* Goal of the exercise: With all pictures omitted, return verbatim the lines from the beginning of the records below through the line containing "const yR = d3.scaleLinear().domain([0, 120]).range([B, T]);".

Figure scripts:
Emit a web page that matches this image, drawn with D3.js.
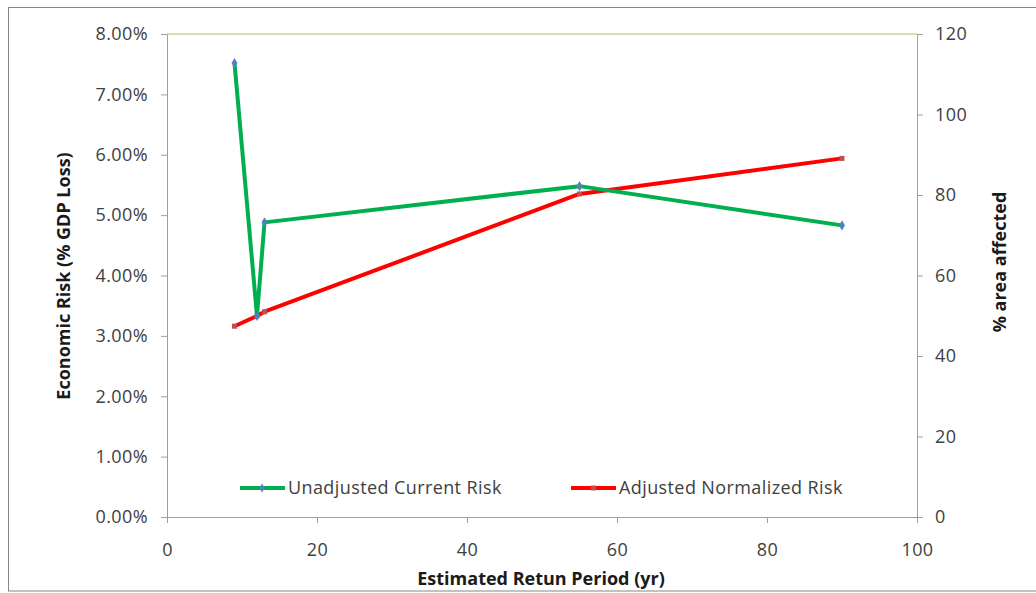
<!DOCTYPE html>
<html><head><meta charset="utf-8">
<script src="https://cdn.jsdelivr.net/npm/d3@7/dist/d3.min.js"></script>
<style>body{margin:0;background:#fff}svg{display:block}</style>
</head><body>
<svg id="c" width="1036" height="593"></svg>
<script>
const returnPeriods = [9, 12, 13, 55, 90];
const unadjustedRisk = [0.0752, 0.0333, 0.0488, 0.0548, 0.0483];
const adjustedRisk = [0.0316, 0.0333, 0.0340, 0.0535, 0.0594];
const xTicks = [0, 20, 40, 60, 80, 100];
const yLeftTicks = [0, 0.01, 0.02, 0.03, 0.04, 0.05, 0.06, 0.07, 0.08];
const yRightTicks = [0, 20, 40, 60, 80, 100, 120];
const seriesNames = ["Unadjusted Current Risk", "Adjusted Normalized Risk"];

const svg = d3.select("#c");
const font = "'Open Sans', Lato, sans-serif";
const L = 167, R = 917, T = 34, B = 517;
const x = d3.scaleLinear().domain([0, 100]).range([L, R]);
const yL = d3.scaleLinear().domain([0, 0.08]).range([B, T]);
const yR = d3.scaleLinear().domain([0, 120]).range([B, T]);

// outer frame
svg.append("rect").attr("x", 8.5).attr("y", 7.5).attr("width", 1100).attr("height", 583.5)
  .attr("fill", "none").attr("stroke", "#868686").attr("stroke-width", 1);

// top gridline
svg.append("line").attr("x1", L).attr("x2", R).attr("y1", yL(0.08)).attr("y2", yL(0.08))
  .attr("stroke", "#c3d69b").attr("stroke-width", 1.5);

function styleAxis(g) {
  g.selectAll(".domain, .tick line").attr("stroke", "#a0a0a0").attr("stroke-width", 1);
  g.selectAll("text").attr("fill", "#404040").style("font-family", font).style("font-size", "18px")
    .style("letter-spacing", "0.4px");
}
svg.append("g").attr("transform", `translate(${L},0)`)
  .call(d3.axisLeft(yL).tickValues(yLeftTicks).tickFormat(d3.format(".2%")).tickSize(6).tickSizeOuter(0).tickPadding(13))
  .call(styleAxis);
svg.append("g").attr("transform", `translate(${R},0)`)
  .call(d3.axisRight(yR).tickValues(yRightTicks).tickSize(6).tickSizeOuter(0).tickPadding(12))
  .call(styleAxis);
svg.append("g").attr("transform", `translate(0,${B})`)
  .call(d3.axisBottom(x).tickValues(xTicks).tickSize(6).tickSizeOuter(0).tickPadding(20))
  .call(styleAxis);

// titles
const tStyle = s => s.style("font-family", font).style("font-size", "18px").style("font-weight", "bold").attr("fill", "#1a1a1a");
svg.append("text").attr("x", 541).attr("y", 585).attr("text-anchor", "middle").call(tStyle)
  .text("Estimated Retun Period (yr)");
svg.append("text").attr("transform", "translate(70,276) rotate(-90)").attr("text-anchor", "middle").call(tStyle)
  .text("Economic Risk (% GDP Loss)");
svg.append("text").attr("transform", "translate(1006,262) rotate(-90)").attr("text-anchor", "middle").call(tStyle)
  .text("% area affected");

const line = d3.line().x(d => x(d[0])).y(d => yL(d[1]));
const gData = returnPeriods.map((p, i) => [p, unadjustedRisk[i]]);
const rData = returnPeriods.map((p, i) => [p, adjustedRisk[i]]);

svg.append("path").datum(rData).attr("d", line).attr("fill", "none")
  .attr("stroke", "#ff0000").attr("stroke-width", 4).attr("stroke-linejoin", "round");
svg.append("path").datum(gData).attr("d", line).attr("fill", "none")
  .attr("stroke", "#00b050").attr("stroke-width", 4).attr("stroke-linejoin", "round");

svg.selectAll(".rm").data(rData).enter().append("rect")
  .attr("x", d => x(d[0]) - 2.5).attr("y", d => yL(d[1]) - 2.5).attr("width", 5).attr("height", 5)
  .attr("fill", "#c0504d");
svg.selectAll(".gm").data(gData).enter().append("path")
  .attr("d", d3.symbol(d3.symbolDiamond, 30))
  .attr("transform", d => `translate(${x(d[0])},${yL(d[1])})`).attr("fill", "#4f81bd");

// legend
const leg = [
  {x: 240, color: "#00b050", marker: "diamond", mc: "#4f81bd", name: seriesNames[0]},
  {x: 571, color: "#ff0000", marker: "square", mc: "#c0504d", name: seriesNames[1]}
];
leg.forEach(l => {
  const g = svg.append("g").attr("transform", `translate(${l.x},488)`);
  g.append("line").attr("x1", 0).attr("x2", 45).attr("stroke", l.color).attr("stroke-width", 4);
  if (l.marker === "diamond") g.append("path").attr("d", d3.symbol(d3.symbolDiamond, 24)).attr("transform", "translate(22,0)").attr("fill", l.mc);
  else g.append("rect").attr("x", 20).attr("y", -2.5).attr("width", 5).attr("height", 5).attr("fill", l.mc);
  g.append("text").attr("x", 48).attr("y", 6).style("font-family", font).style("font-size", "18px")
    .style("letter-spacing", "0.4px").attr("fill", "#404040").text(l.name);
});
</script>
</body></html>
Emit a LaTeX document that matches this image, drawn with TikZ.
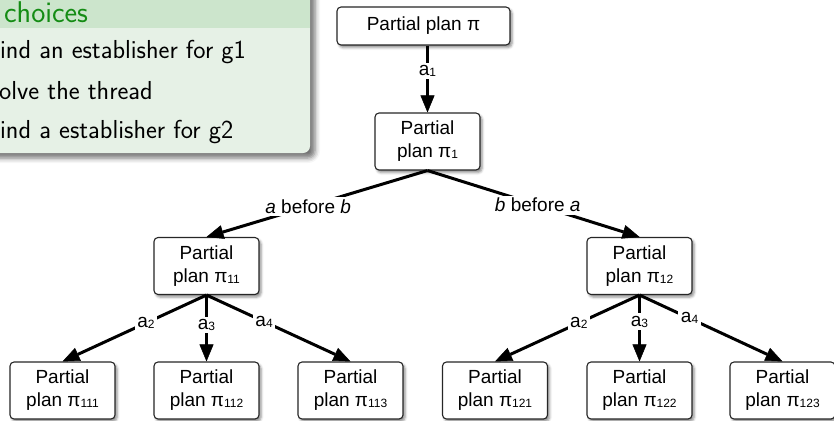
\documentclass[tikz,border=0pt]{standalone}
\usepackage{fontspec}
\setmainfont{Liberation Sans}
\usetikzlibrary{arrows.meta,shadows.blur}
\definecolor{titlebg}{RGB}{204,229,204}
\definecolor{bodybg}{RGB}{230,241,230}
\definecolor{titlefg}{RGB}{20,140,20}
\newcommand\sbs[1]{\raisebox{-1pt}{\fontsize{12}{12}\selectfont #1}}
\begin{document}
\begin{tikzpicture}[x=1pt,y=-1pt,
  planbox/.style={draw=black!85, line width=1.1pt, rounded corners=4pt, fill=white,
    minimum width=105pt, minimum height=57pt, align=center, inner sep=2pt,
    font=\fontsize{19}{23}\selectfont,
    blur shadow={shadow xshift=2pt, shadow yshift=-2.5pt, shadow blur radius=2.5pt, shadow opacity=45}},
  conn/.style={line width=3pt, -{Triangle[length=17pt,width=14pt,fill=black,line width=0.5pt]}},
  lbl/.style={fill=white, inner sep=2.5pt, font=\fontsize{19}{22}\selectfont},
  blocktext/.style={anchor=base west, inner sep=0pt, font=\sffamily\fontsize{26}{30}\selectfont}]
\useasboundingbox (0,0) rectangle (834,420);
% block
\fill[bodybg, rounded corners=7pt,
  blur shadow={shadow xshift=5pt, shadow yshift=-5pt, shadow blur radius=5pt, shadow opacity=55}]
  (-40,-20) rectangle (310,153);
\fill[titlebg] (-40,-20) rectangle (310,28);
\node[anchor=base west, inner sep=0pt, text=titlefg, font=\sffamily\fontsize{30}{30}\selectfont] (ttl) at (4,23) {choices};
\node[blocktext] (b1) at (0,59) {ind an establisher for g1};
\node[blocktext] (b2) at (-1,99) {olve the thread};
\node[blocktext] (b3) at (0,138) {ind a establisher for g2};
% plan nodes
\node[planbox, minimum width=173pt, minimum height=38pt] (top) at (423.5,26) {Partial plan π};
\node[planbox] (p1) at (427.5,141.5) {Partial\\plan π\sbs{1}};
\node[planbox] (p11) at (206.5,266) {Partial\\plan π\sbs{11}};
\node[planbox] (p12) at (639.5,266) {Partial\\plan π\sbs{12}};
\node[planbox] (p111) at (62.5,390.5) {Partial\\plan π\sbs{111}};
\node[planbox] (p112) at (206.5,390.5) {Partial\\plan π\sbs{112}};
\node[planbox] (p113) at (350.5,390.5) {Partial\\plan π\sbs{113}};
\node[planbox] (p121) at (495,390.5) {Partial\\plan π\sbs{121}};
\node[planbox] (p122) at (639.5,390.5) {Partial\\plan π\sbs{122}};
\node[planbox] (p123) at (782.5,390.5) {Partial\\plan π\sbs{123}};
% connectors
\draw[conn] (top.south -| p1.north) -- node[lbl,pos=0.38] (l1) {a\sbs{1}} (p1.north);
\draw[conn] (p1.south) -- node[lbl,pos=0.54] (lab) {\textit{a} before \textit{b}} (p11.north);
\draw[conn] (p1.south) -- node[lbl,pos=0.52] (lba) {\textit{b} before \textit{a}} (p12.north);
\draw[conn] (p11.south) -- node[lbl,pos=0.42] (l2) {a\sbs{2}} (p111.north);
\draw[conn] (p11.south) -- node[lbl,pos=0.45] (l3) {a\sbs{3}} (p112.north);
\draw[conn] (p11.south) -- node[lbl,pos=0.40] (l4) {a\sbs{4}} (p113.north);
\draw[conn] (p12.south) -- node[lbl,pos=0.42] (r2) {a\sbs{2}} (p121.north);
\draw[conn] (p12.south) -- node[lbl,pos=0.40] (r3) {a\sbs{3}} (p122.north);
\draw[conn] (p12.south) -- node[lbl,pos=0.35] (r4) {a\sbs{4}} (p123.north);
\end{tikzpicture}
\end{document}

* Final result:
Emit a web page that matches this image, drawn with D3.js.
<!DOCTYPE html>
<html><head><meta charset="utf-8">
<script src="https://cdn.jsdelivr.net/npm/d3@7/dist/d3.min.js"></script>
<style>body{margin:0;background:#fff}svg{display:block}</style>
</head><body>
<svg id="c" width="1036" height="593"></svg>
<script>
const returnPeriods = [9, 12, 13, 55, 90];
const unadjustedRisk = [0.0752, 0.0333, 0.0488, 0.0548, 0.0483];
const adjustedRisk = [0.0316, 0.0333, 0.0340, 0.0535, 0.0594];
const xTicks = [0, 20, 40, 60, 80, 100];
const yLeftTicks = [0, 0.01, 0.02, 0.03, 0.04, 0.05, 0.06, 0.07, 0.08];
const yRightTicks = [0, 20, 40, 60, 80, 100, 120];
const seriesNames = ["Unadjusted Current Risk", "Adjusted Normalized Risk"];

const svg = d3.select("#c");
const font = "'Open Sans', Lato, sans-serif";
const L = 167, R = 917, T = 34, B = 517;
const x = d3.scaleLinear().domain([0, 100]).range([L, R]);
const yL = d3.scaleLinear().domain([0, 0.08]).range([B, T]);
const yR = d3.scaleLinear().domain([0, 120]).range([B, T]);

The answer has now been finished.